Le נֶפֶשׁ s’entend ici comme la force vitale, la vitalité de la personne ou l’animal. Frapper un animal représente essentiellement une atteinte à sa force productive, sa capacité à travailler, d’où la logique du remboursement économique. La Torah ne fait d’ailleurs pas de distinction entre tuer l’animal ou le blesser – dans les deux cas, il s’agit de compenser une perte de valeur productive.

Frapper ses parents, représente quelque chose de bien plus grave. Dans son commentaire sur ces versets, Rashi rappelle que l’on n’est passible de mort que si l’on frappe ses parents de leur vivant, comme la bête, qu’on rembourse uniquement si on la frappe de son vivant. Et cela était nécessaire car justement, le cas de celui qui blasphème contre ses parents est lui passible de mort même après leur décès.

On voit donc clairement ici que le fait de frapper ses parents ne rend pas passible de mort à cause du geste lui-même, ou de l’image socialement répréhensible que représente un enfant qui frappe ses parents. Si c’était seulement le symbole ou l’acte de désobéissance qui était puni, la sanction s’appliquerait que les parents soient vivants ou non, comme c’est le cas pour le blasphème.

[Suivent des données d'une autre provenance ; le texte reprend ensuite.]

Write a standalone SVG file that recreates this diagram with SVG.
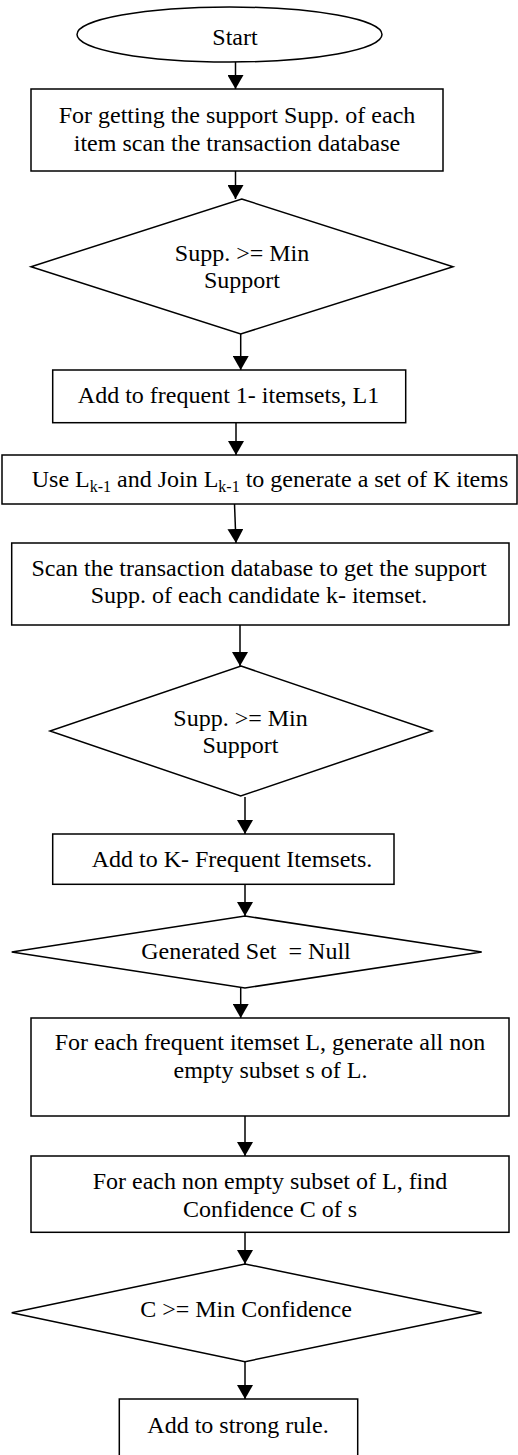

Frapper le נֶפֶשׁ, dans le cas de ses parents, c’est rendre visible leur vulnérabilité, leur aspect mortel. Et cet acte est grave, car il touche en fait à notre propre נֶפֶשׁ אָדָם, à notre propre force de vie. Nous devons notre vie à nos parents, notre chair est née de la leur. Cet acte de les blesser, de révéler leur vulnérabilité, c’est frapper notre propre origine. C’est, quelque part, la nier. Et c’est cette négation que la Torah voit comme principielle, au point de l’appeler מַכֵּה אָדָם, “frapper l’Homme”, bien que l’on parle uniquement du parent. Car ici, c’est l’Homme, dans son fondement-même, qui est frappé.